### MATERIAL

--------------------------------------------------

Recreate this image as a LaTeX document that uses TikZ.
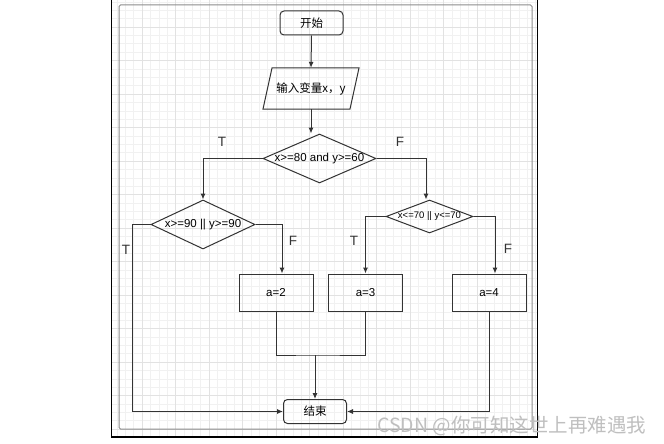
\documentclass[tikz,border=0pt]{standalone}
\usepackage{fontspec}
\setmainfont{Liberation Sans}
\newfontfamily\cjk{Noto Sans CJK SC}
\usetikzlibrary{shapes.geometric,arrows.meta}
\definecolor{ln}{HTML}{333333}
\definecolor{gmin}{HTML}{F1F1F1}
\definecolor{gmaj}{HTML}{E2E2E2}
\begin{document}
\begin{tikzpicture}[x=1pt,y=-1pt,
  line/.style={draw=ln,line width=1pt},
  arr/.style={line,-{Latex[length=6pt,width=5pt]}},
  term/.style={draw=ln,line width=1pt,rounded corners=4pt,minimum width=63pt,minimum height=24pt,inner sep=0pt,font=\cjk\fontsize{11.5}{12}\selectfont},
  proc/.style={draw=ln,line width=1pt,minimum width=74pt,minimum height=37pt,inner sep=0pt,font=\fontsize{11.5}{12}\selectfont},
  dia/.style={diamond,draw=ln,line width=1pt,inner sep=0pt},
  dtext/.style={font=\fontsize{11.5}{12}\selectfont,inner sep=0pt},
  lab/.style={font=\fontsize{13.5}{14}\selectfont,text=ln},
  minorg/.style={draw=gmin,line width=0.5pt},
  majorg/.style={draw=gmaj,line width=0.7pt}]
\useasboundingbox (0,0) rectangle (664,444);
\fill[white] (0,0) rectangle (664,444);
% grid
\begin{scope}
\clip (112,-2) rectangle (537,437);
\foreach \i in {0,...,56} \draw[minorg] (108.5+\i*8.375,-10) -- ++(0,460);
\foreach \i in {0,...,56} \draw[minorg] (100,-6.5+\i*8.375) -- ++(450,0);
\foreach \i in {0,...,14} \draw[majorg] (108.5+\i*33.5,-10) -- ++(0,460);
\foreach \i in {0,...,14} \draw[majorg] (100,-6.5+\i*33.5) -- ++(450,0);
\end{scope}
\draw[black,line width=1.2pt] (111.5,-3) rectangle (537.5,437);
\draw[gray!90,line width=1pt,rounded corners=1.5pt] (119,5) rectangle (532,429);
% nodes
\node[term] (start) at (311.5,23) {开始};
\node[minimum width=87pt,minimum height=41pt,inner sep=0pt,font=\cjk\fontsize{11.5}{12}\selectfont] (para) at (311,88.5) {输入变量x，y};
\draw[draw=ln,line width=1pt] (263,109) -- (272,68) -- (359,68) -- (350,109) -- cycle;
\node[dia,minimum width=113pt,minimum height=49pt] (d1) at (319.5,158.5) {};
\node[dtext] at (d1) {x>=80 and y>=60};
\node[dia,minimum width=104pt,minimum height=49pt] (d2) at (203,224.5) {};
\node[dtext] at (d2) {x>=90 || y>=90};
\node[dia,minimum width=87pt,minimum height=33pt] (d3) at (429.5,216.5) {};
\node[dtext,font=\fontsize{9.5}{10}\selectfont] at (d3) {x<=70 || y<=70};
\node[proc] (a2) at (276,292.5) {a=2};
\node[proc] (a3) at (365.5,292.5) {a=3};
\node[proc] (a4) at (489,292.5) {a=4};
\node[term] (end) at (315,411.5) {结束};
\coordinate (j) at (315,355);
% connectors
\draw[arr] (start.south) -- (para.north);
\draw[arr] (para.south) -- (para.south |- d1.north);
\draw[arr] (d1.west) -| (d2.north);
\draw[arr] (d1.east) -| ([xshift=-3.5pt]d3.north);
\draw[arr] (d2.west) -- ++(-18,0) |- (end.west);
\draw[arr] (d2.east) -| ([xshift=6pt]a2.north);
\draw[arr] (d3.west) -| (a3.north);
\draw[arr] (d3.east) -| ([xshift=6pt]a4.north);
\draw[line] (a2.south) |- (j) -| (a3.south);
\draw[arr] (j) -- (end.north);
\draw[arr] (a4.south) |- (end.east);
% labels
\node[lab] at (222,142) {T};
\node[lab] at (400,142) {F};
\node[lab] at (126,250) {T};
\node[lab] at (293,241) {F};
\node[lab] at (354,241) {T};
\node[lab] at (508,249) {F};
\node[anchor=west,inner sep=0pt,text=gray!50,font=\cjk\fontsize{19.5}{20}\selectfont] at (377,425.5) {CSDN @你可知这世上再难遇我};
\end{tikzpicture}
\end{document}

--------------------------------------------------

### WORK INSTRUCTIONS
Leave out the pictures and give the listing above again exactly.

### OUTPUT OF THE TASK
Recreate this image as a LaTeX document that uses TikZ.
\documentclass[tikz,border=0pt]{standalone}
\usepackage{fontspec}
\setmainfont{Liberation Sans}
\newfontfamily\cjk{Noto Sans CJK SC}
\usetikzlibrary{shapes.geometric,arrows.meta}
\definecolor{ln}{HTML}{333333}
\definecolor{gmin}{HTML}{F1F1F1}
\definecolor{gmaj}{HTML}{E2E2E2}
\begin{document}
\begin{tikzpicture}[x=1pt,y=-1pt,
  line/.style={draw=ln,line width=1pt},
  arr/.style={line,-{Latex[length=6pt,width=5pt]}},
  term/.style={draw=ln,line width=1pt,rounded corners=4pt,minimum width=63pt,minimum height=24pt,inner sep=0pt,font=\cjk\fontsize{11.5}{12}\selectfont},
  proc/.style={draw=ln,line width=1pt,minimum width=74pt,minimum height=37pt,inner sep=0pt,font=\fontsize{11.5}{12}\selectfont},
  dia/.style={diamond,draw=ln,line width=1pt,inner sep=0pt},
  dtext/.style={font=\fontsize{11.5}{12}\selectfont,inner sep=0pt},
  lab/.style={font=\fontsize{13.5}{14}\selectfont,text=ln},
  minorg/.style={draw=gmin,line width=0.5pt},
  majorg/.style={draw=gmaj,line width=0.7pt}]
\useasboundingbox (0,0) rectangle (664,444);
\fill[white] (0,0) rectangle (664,444);
% grid
\begin{scope}
\clip (112,-2) rectangle (537,437);
\foreach \i in {0,...,56} \draw[minorg] (108.5+\i*8.375,-10) -- ++(0,460);
\foreach \i in {0,...,56} \draw[minorg] (100,-6.5+\i*8.375) -- ++(450,0);
\foreach \i in {0,...,14} \draw[majorg] (108.5+\i*33.5,-10) -- ++(0,460);
\foreach \i in {0,...,14} \draw[majorg] (100,-6.5+\i*33.5) -- ++(450,0);
\end{scope}
\draw[black,line width=1.2pt] (111.5,-3) rectangle (537.5,437);
\draw[gray!90,line width=1pt,rounded corners=1.5pt] (119,5) rectangle (532,429);
% nodes
\node[term] (start) at (311.5,23) {开始};
\node[minimum width=87pt,minimum height=41pt,inner sep=0pt,font=\cjk\fontsize{11.5}{12}\selectfont] (para) at (311,88.5) {输入变量x，y};
\draw[draw=ln,line width=1pt] (263,109) -- (272,68) -- (359,68) -- (350,109) -- cycle;
\node[dia,minimum width=113pt,minimum height=49pt] (d1) at (319.5,158.5) {};
\node[dtext] at (d1) {x>=80 and y>=60};
\node[dia,minimum width=104pt,minimum height=49pt] (d2) at (203,224.5) {};
\node[dtext] at (d2) {x>=90 || y>=90};
\node[dia,minimum width=87pt,minimum height=33pt] (d3) at (429.5,216.5) {};
\node[dtext,font=\fontsize{9.5}{10}\selectfont] at (d3) {x<=70 || y<=70};
\node[proc] (a2) at (276,292.5) {a=2};
\node[proc] (a3) at (365.5,292.5) {a=3};
\node[proc] (a4) at (489,292.5) {a=4};
\node[term] (end) at (315,411.5) {结束};
\coordinate (j) at (315,355);
% connectors
\draw[arr] (start.south) -- (para.north);
\draw[arr] (para.south) -- (para.south |- d1.north);
\draw[arr] (d1.west) -| (d2.north);
\draw[arr] (d1.east) -| ([xshift=-3.5pt]d3.north);
\draw[arr] (d2.west) -- ++(-18,0) |- (end.west);
\draw[arr] (d2.east) -| ([xshift=6pt]a2.north);
\draw[arr] (d3.west) -| (a3.north);
\draw[arr] (d3.east) -| ([xshift=6pt]a4.north);
\draw[line] (a2.south) |- (j) -| (a3.south);
\draw[arr] (j) -- (end.north);
\draw[arr] (a4.south) |- (end.east);
% labels
\node[lab] at (222,142) {T};
\node[lab] at (400,142) {F};
\node[lab] at (126,250) {T};
\node[lab] at (293,241) {F};
\node[lab] at (354,241) {T};
\node[lab] at (508,249) {F};
\node[anchor=west,inner sep=0pt,text=gray!50,font=\cjk\fontsize{19.5}{20}\selectfont] at (377,425.5) {CSDN @你可知这世上再难遇我};
\end{tikzpicture}
\end{document}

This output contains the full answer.